Site of the crucifixion

Site of the crucifixion, now within Holy Sepulcher church.

This entry in the Expat Almanac features a slightly different cast of characters: I am traveling in Israel with one of my college roommates, Judy Jewell, and 37 motley folks. We are on a tour in a bright purple bus that we can see from anywhere. We are in Israel, and on our way to Jordan.

For now, our first stop: Jerusalem. Despite all the quibbling you read about, Old Town Jerusalem is divided into quarters: Christian, Jewish, Arab, and Armenian. The powerful centerpiece of the Christian quarter is the Church of the Holy Sepulchre, first built in the mid-320’s by Helena, the mother of the first Emperor Constantine. The church caps the hill of Golgotha, where Jesus was crucified.

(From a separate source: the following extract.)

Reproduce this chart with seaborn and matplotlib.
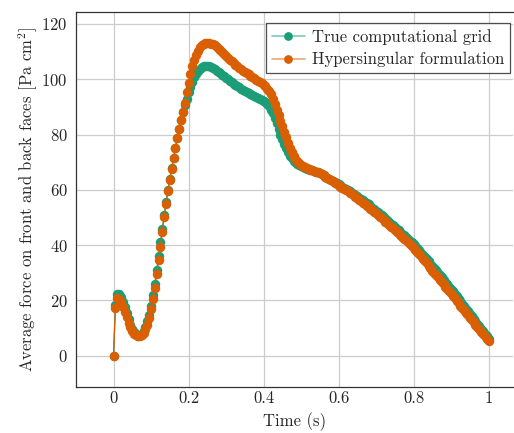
import numpy as np
import pandas as pd
import matplotlib
matplotlib.use("Agg")
import matplotlib.pyplot as plt
import seaborn as sns
from matplotlib.colors import to_rgba

# time samples (s), dt = 0.005
time_s = np.linspace(0.0, 1.0, 201)

# True computational grid
force_true = [
    0.0, 18.4, 22.5, 22.4, 21.4, 19.5, 17.5, 15.3, 13.2, 11.3,
    9.7, 8.5, 7.7, 7.3, 7.4, 8.0, 9.0, 10.5, 12.4, 14.9,
    18.1, 21.8, 26.0, 30.9, 35.9, 41.0, 46.0, 50.9, 55.5, 59.9,
    64.0, 67.9, 71.6, 75.3, 78.8, 82.1, 85.2, 88.0, 90.6, 93.0,
    95.2, 97.3, 99.1, 100.7, 102.0, 103.0, 103.8, 104.3, 104.6, 104.8,
    104.8, 104.7, 104.4, 104.0, 103.6, 103.1, 102.6, 102.1, 101.6, 101.0,
    100.5, 99.9, 99.4, 98.9, 98.4, 97.9, 97.4, 97.0, 96.6, 96.2,
    95.8, 95.4, 95.0, 94.7, 94.4, 94.0, 93.7, 93.3, 93.0, 92.6,
    92.2, 91.7, 91.1, 90.2, 89.0, 87.6, 86.0, 84.0, 82.0, 80.0,
    78.2, 76.5, 75.0, 73.6, 72.4, 71.4, 70.6, 70.0, 69.5, 69.0,
    68.6, 68.3, 68.0, 67.7, 67.5, 67.3, 67.0, 66.8, 66.5, 66.3,
    66.0, 65.6, 65.2, 64.8, 64.4, 64.0, 63.6, 63.2, 62.8, 62.4,
    62.0, 61.6, 61.2, 60.8, 60.4, 59.9, 59.5, 59.0, 58.6, 58.1,
    57.7, 57.2, 56.7, 56.2, 55.7, 55.2, 54.7, 54.1, 53.6, 53.1,
    52.5, 51.9, 51.4, 50.8, 50.2, 49.6, 49.0, 48.4, 47.8, 47.2,
    46.6, 46.0, 45.4, 44.8, 44.2, 43.6, 42.9, 42.3, 41.6, 41.0,
    40.3, 39.6, 38.8, 38.1, 37.3, 36.5, 35.7, 34.9, 34.1, 33.3,
    32.5, 31.7, 30.9, 30.0, 29.2, 28.4, 27.5, 26.7, 25.9, 25.0,
    24.2, 23.3, 22.4, 21.5, 20.6, 19.7, 18.8, 17.9, 17.0, 16.1,
    15.2, 14.3, 13.4, 12.5, 11.6, 10.7, 9.8, 8.9, 8.0, 7.0,
    6.0,
]

# Hypersingular formulation
force_hyper = [
    0.0, 17.3, 20.8, 20.5, 19.3, 17.6, 15.8, 13.9, 12.0, 10.4,
    9.0, 8.0, 7.4, 7.1, 7.2, 7.6, 8.4, 9.6, 11.3, 13.6,
    16.8, 20.4, 24.5, 29.4, 34.5, 39.5, 44.8, 50.0, 54.8, 59.4,
    63.6, 67.6, 71.4, 75.0, 78.6, 82.0, 85.2, 88.3, 91.5, 95.3,
    98.8, 101.9, 104.6, 106.9, 108.8, 110.3, 111.5, 112.3, 112.8, 113.1,
    113.2, 113.1, 112.9, 112.6, 112.2, 111.7, 111.1, 110.5, 109.9, 109.2,
    108.5, 107.8, 107.1, 106.5, 105.9, 105.3, 104.7, 104.1, 103.6, 103.1,
    102.7, 102.2, 101.8, 101.3, 100.8, 100.3, 99.8, 99.4, 98.9, 98.5,
    98.0, 97.4, 96.6, 95.7, 94.5, 92.9, 91.0, 89.0, 87.0, 85.0,
    83.0, 81.0, 79.0, 77.0, 75.2, 73.6, 72.3, 71.2, 70.3, 69.6,
    69.0, 68.5, 68.1, 67.8, 67.5, 67.3, 67.0, 66.8, 66.5, 66.3,
    66.0, 65.6, 65.2, 64.8, 64.4, 64.0, 63.5, 63.1, 62.6, 62.1,
    61.6, 61.2, 60.7, 60.3, 59.8, 59.4, 58.9, 58.5, 58.0, 57.5,
    57.0, 56.5, 56.0, 55.4, 54.9, 54.3, 53.8, 53.2, 52.7, 52.1,
    51.5, 50.9, 50.3, 49.7, 49.1, 48.5, 47.9, 47.3, 46.7, 46.1,
    45.5, 44.9, 44.3, 43.6, 43.0, 42.3, 41.7, 41.0, 40.4, 39.7,
    39.0, 38.3, 37.5, 36.7, 35.9, 35.1, 34.3, 33.5, 32.6, 31.7,
    30.8, 30.0, 29.2, 28.3, 27.5, 26.7, 25.8, 25.0, 24.2, 23.4,
    22.6, 21.7, 20.8, 19.9, 19.0, 18.1, 17.2, 16.4, 15.5, 14.7,
    13.8, 13.0, 12.1, 11.3, 10.4, 9.6, 8.7, 7.9, 7.0, 6.1,
    5.3,
]

series_names = ["True computational grid", "Hypersingular formulation"]
series_colors = ["#1b9e77", "#d95f02"]

xticks = [0, 0.2, 0.4, 0.6, 0.8, 1]
xtick_labels = ["0", "0.2", "0.4", "0.6", "0.8", "1"]
yticks = [0, 20, 40, 60, 80, 100, 120]

sns.set_style("white")
plt.rcParams["font.family"] = ["cmr10", "DejaVu Serif"]
plt.rcParams["mathtext.fontset"] = "cm"
plt.rcParams["axes.formatter.use_mathtext"] = True

fig = plt.figure(figsize=(5.14, 4.33), dpi=100)
ax = fig.add_axes([76 / 514, 46 / 433, 437 / 514, 375 / 433])

for name, vals, col in zip(series_names, [force_true, force_hyper], series_colors):
    df = pd.DataFrame({"t": time_s, "f": vals})
    sns.lineplot(data=df, x="t", y="f", ax=ax, color=col, label=name,
                 marker="o", markersize=6.8, markeredgewidth=0,
                 linewidth=0.9, sort=False, errorbar=None)

ax.set_xlim(-0.1, 1.065)
ax.set_ylim(-11.3, 124.3)
ax.set_xticks(xticks)
ax.set_xticklabels(xtick_labels)
ax.set_yticks(yticks)
ax.tick_params(axis="both", labelsize=12, direction="in", length=3,
               color="#555555")
ax.tick_params(axis="x", pad=3)
ax.tick_params(axis="y", pad=6)
ax.grid(True, color="#cccccc", linewidth=0.9)
ax.set_axisbelow(True)
for side in ["left", "bottom", "top"]:
    ax.spines[side].set_color("#333333")
    ax.spines[side].set_linewidth(0.9)
ax.spines["right"].set_visible(False)

ax.set_xlabel("Time (s)", fontsize=12, labelpad=4)
ax.set_ylabel("Average force on front and back faces [Pa cm$^2$]", fontsize=12,
              labelpad=1)

leg = ax.legend(loc="upper right", bbox_to_anchor=(510 / 514, 410 / 433),
                bbox_transform=fig.transFigure, fontsize=12, frameon=True,
                fancybox=False, borderaxespad=0, handlelength=2.0,
                handletextpad=0.4, borderpad=0.35, labelspacing=0.45)
leg.get_frame().set_edgecolor("#222222")
leg.get_frame().set_linewidth(0.9)
for h, col in zip(leg.get_lines(), series_colors):
    h.set_color(to_rgba(col, 0.55))
    h.set_markerfacecolor(col)
    h.set_markersize(6.3)
    h.set_linewidth(1.2)

fig.savefig("out.png", dpi=100)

The church is somewhat peaceably maintained by five different Christian communities: Roman Catholic, Greek Orthodox, Coptic, Syrian Orthodox and Armenian. Each “room” of the church is owned by a different sect. One representative of each forms a procession each afternoon, wearing varied liturgical costumes and flinging incense here and there.

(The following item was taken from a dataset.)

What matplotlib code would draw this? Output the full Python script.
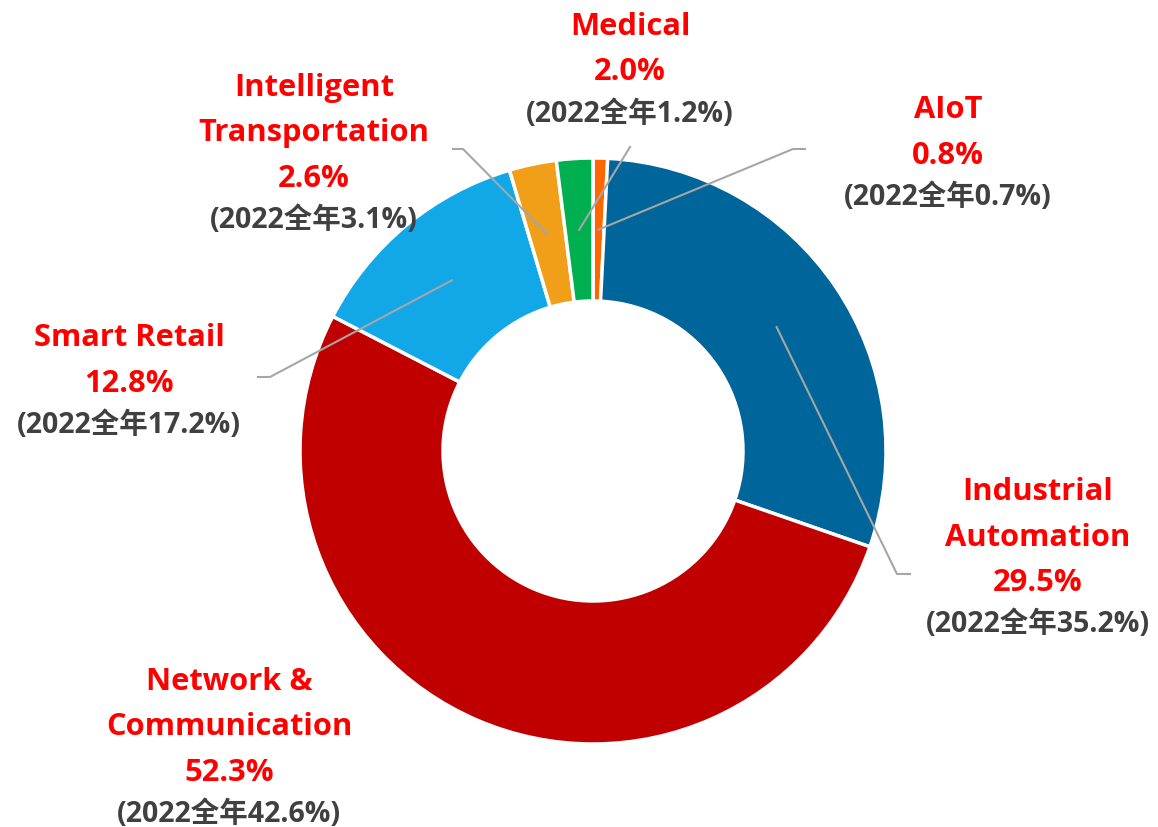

We climbed some narrow, worn, steep stairs to get to the site of the crucifixion, now gilded and lit by Middle Eastern lamps hanging in a row. No fence; no glass wall. People were kneeling, crawling, and gawking. Back downstairs at the anointing stone, where the body was washed, people are crouched around the stone, kissing it, touching it, praying fervently. The original stone was touched to death: it has been replaced by another marble slab.

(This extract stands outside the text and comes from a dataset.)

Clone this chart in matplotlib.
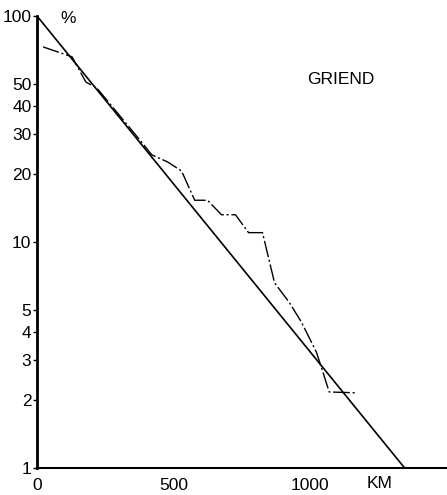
import matplotlib.pyplot as plt
import numpy as np

plt.rcParams['font.family'] = ['Liberation Sans', 'DejaVu Sans']

# Reference line: exponential decline from 100 % at 0 km to 1 % at ~1345 km
line_km = [0, 1345]
line_pct = [100, 1]

# Observed distribution (dash-dot curve)
obs_km = [22, 128, 179, 219, 376, 420, 478, 529, 577, 624, 675, 726,
          774, 825, 869, 923, 967, 1022, 1040, 1069, 1172]
obs_pct = [73, 66, 51, 48, 28.3, 24.3, 22.6, 20.6, 15.3, 15.3, 13.2, 13.2,
           11.0, 11.0, 6.6, 5.4, 4.43, 3.26, 2.8, 2.17, 2.15]

y_ticks = [1, 2, 3, 4, 5, 10, 20, 30, 40, 50, 100]
x_ticks = [0, 500, 1000]

W, H = 447, 495
fig = plt.figure(figsize=(W / 100, H / 100), dpi=100)
ax = fig.add_axes([37 / W, (H - 468) / H, (W - 37) / W, (468 - 16) / H])

ax.plot(line_km, line_pct, color='black', linewidth=1.2)
ax.plot(obs_km, obs_pct, color='black', linewidth=1.0,
        linestyle=(0, (12, 2, 1.5, 2)))

ax.set_yscale('log')
ax.set_ylim(1, 100)
ax.set_xlim(0, 1500)

ax.set_yticks(y_ticks)
ax.set_yticklabels([str(t) for t in y_ticks])
ax.yaxis.set_minor_locator(plt.NullLocator())
ax.set_xticks(x_ticks)
ax.set_xticklabels([str(t) for t in x_ticks])

ax.tick_params(axis='y', length=3, width=1, pad=1, labelsize=12.5)
ax.tick_params(axis='x', length=0, pad=7, labelsize=12.5)

for side in ['top', 'right']:
    ax.spines[side].set_visible(False)
ax.spines['left'].set_linewidth(2)
ax.spines['bottom'].set_linewidth(1.5)
ax.spines['left'].set_zorder(3)

ax.text(0.075, 0.995, '%', transform=ax.transAxes, fontsize=12.5,
        ha='center', va='center')
ax.text(0.74, 0.86, 'GRIEND', transform=ax.transAxes, fontsize=12.5,
        ha='center', va='center')
ax.text(1252, -0.035, 'KM', transform=ax.get_xaxis_transform(), fontsize=12.5,
        ha='center', va='center')

fig.savefig('out.png', dpi=100)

Kissing the anointing stone

Kissing the anointing stone.

And finally, we herd downstairs again to Christ’s tomb. (I say “herd” because we are not moving freely. We are surrounded on all sides by fervent tourists pushing and sweating.) Here, a further subdivision of visitors is waiting two to three hours in line to pass through the stone and gold structure that shelters Christ’s tomb.

The Holy Sepulcher

The Holy Sepulcher. Skylight in roof facilitates Ascension.

A few chapels later and we are outdoors, doing the Stations of the Cross backwards. (The stations represent moments in Jesus’ ascent to Golgotha, carrying his cross on his shoulder.) The route is a narrow uphill passageway, now lined with souvenir shops, the station numbers in Roman numerals tacked onto the stone walls. Some are more elaborate than others. Some are nearly invisible.

Zohar tells us that over two thousand years, much of what-happened-where is still a matter of speculation, but we’re pretty sure about the sepulchre and the way of the cross. For those of us brought up Christians in the New World, the New Testament stories all happened so long ago and far away that they seem more like fantasies. But here it is engraved in stone.

In fact, all of Jerusalem looks like the illustrations in our childhood Bible storybooks: hills and buildings of beige and pale green. Even newer buildings are made of the local off-white limestone, and by law must conform to the boxy square-windowed design of the Old Town. The reasoning was that Jerusalem is special; to build sleek modern buildings would make it look like everywhere else.

David's Citadel

Within the walls of David’s Citadel. Jerusalem is often interrupted by ruins. Nobody knows how deep they go.

There is a state of mind called Jerusalem Syndrome that occasionally hits visitors: perfectly sane people suddenly start wearing bedsheets and spouting Bible verses. (Honest! Google it.) The proximity of these old stones, unprotected, unforbidden, their keepers unafraid of litigation, inspires people to let out their spiritual side

To be overtly religious in Jerusalem is to be accepted and embraced.

Judy and I were brought up Catholic in the Northeast of the U.S.—not a territory given to speaking in tongues, wailing in prayer, or kissing stones. Still we respect and almost envy the fervor we see. In any case, to be literally in touch with the land that saw events that changed history is a privilege. Who could leave here untouched?